The purpose of independence; self-reliance, liberty, prosperity, and dignity were largely stifled under Sir Dawda and the PPP. Professor Harris, in early 1994 urged Gambians to wage a second struggle for independence.



THE MILITARY, THE SECOND REPUBLIC AND THE APRC REGIME:



On July 22, 1994; disgruntled junior officers of the Gambia national Army (GNA) led by Lt. Yahya Jammeh toppled the thirty-year regime of Sir Dawda Jawara in a coup that was widely considered bloodless. The coup was welcomed by most Gambians as a start over for true independence, development, and transparency.

Many educated and progressive Gambians abroad offered to return and help move the country forward. Instead of providing liberties and prosperity, the APRC regime and its offshoot, the AFPRC military council, for 15 years, took away all the freedoms and dignity the Gambian people have ever dreamed about. Fifteen years on, the Gambians remain in bondage without a genuine recourse to the electoral process. Under the APRC regime, where electoral officers are removed and detained shortly before elections, elections in the Gambia are truly a sham.

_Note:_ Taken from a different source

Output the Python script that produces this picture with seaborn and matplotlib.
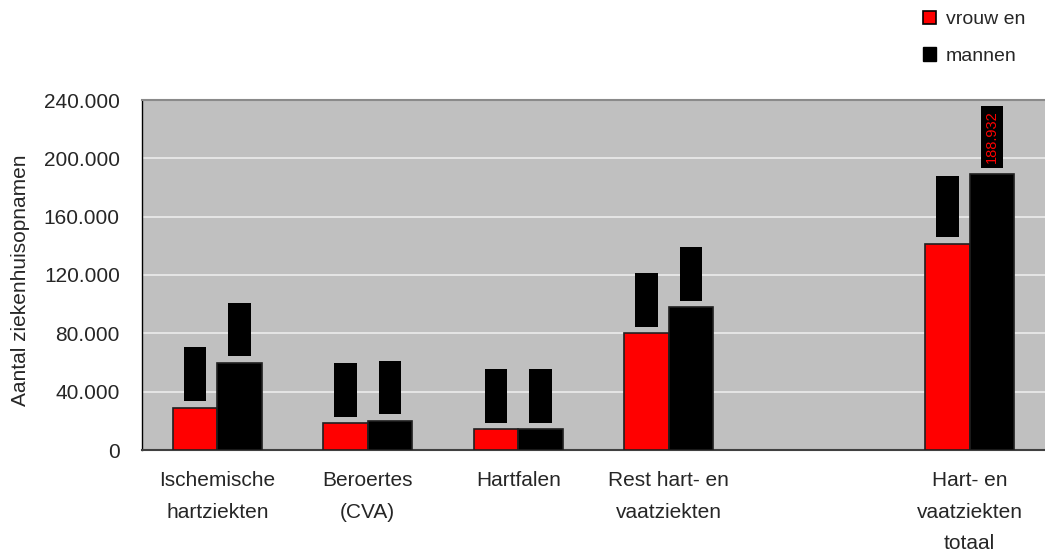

Jammeh, a military-turned-civilian who often clamors for a one-party state destroyed all the democratic institutions and competing powers in both the civil society and the military. Through daily firings, arrests, detentions, disappearances and assassinations, Jammeh has effectively subjugated all the elements of a democratic nation.-the media, the national Assembly, the Judiciary, religious organizations (especially the Supreme islamic Council), civil servants, the Independent Electoral Council (IEC), and the University of the Gambia. The military, the police force, and the National Intelligence Agency (NIA) which together constitute Jammeh's major constituency were not spared either. Jammeh systematically disrupts any emerging real or perceived power bases, alliances and factions within the security forces and the civil service by rigorously applying his "electric broom" sending many to prison without trial.

Jammeh continues to rely on the monarchical features of the pre-independence era constitution and widely utilize patronage, inducement and intimidation to secure votes and loyalty.

If Sir Dawda was a "consensus oriented" leader, then Jammeh is a "task oriented" leader. Jammeh often espouse his track record of infrstructural development as the basic argument for his legitimacy, even if Gambians continue to live in shackles and mounting poverty of over 60%.

But what is even more troubling about Jammeh's rule is that despite his cold-blooded murderous tendency, he is also a merciless exploiter of the nation. Jammeh's lucrative business empire has colonized every aspect of the Gambian economy from agriculture to construction and financial services.; and has effectively turned Gambians into plantation workers who toil day in and day out on his numerous farms across the country without pay.

CONCLUSION:

Independence, characterized by freedom, liberty, prosperity and dignity; still remains an illusion in the Gambia. Therefore, Gambians need to come together and wage "...a second struggle for independence".